Alexander Sutherland, 3rd of Duffus (died 1482) was a Scottish member of the nobility and a cadet of the Clan Sutherland.

==Laird of Duffus==

He was the son of Henry Sutherland of Torboll and Margaret Mureff or Moray. His uncle was John Sutherland, 2nd of Duffus (1408-1427) and his grandfather was Nicholas Sutherland, 1st of Duffus. He succeeded his father in Torboll and his uncle in Duffus. He married Murial, daughter of John Chisholm of Of that Ilk before 19 March 1433-34. From that marriage he obtained the lands of Quarrelwood and Greschip near Elgin, Moray. The marriage to Murial Chisholm also meant that Sutherland of Duffus incorporated the Chisholm arms of a boar's head into the centre of his own coat of arms.

According to James Balfour Paul's The Scots Peerage, Alexander Sutherland succeeded his father Henry in Torboll and his uncle in Duffus before 13 March 1433–34, when he granted twenty-one oxgangs in Strathbrock or Broxburn in West Lothian to Robert Crichton of Sanquhar. He also held from David Lindsay, Earl of Crawford, the lands of Ledbothy in Forfarshire which he sold in 1455 to Richard Lovell of Balumby.

In 1444, Alexander Sutherland of Duffus paid a visit to his chief, John Sutherland, 7th Earl of Sutherland who was being held hostage at Pontefract Castle in England for the ransom money of James I of Scotland. Alexander Sutherland obtained from the earl confirmation of the lands of Torboll in succession to his father and grandfather. He is referred to as Sir Alexander Sutherland of Duffus in a Crown writ dated 21 July 1541. He was alive in 1469 and 1478. According to George Harvey Johnstone writing in 1910, Alexander Sutherland, 3rd of Duffus died in 1482, but according James Balfour Paul writing in 1906, he had died some time before 1484.

==Family and descendants==

Alexander Sutherland and Murial Chisholm's children were:

1. William Sutherland, died 1474, leaving a son, Alexander Sutherland, who died before 8 October 1478, who in turn left a daughter. William also had a son called William Sutherland, 4th of Duffus who initially succeeded in Quarrelwood and later in Duffus. This William Sutherland died before February 1513–14, and left a son, William Sutherland, 5th of Duffus who died in 1529. According to Robert Young writing in 1867, the latter was killed in a feud with the Clan Gunn in 1529 in Thurso.
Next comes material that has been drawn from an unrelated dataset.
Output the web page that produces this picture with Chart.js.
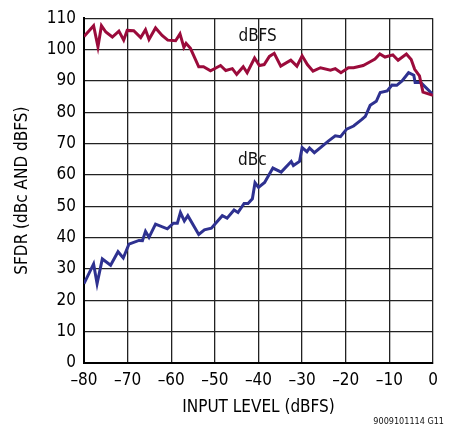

However, James Balfour Paul attributes this as happening to the next William Sutherland, 6th of Duffus in 1530, and this is supported by George Harvey Johnstone.
2. Angus Sutherland of Torboll, who married Christina and had Nicholas Sutherland, Donald Sutherland and Hugh Sutherland who died before 1525, having married Agnes MacLeod leaving a daughter.
3. Isabella Sutherland, who married Alexander Dunbar of Westfield.
4. Dorothea Sutherland, who married Alexander Ross of Balnagown who was killed at the Battle of Aldy Charrish on 11 June 1486. She was blamed as one of the causes of this conflict.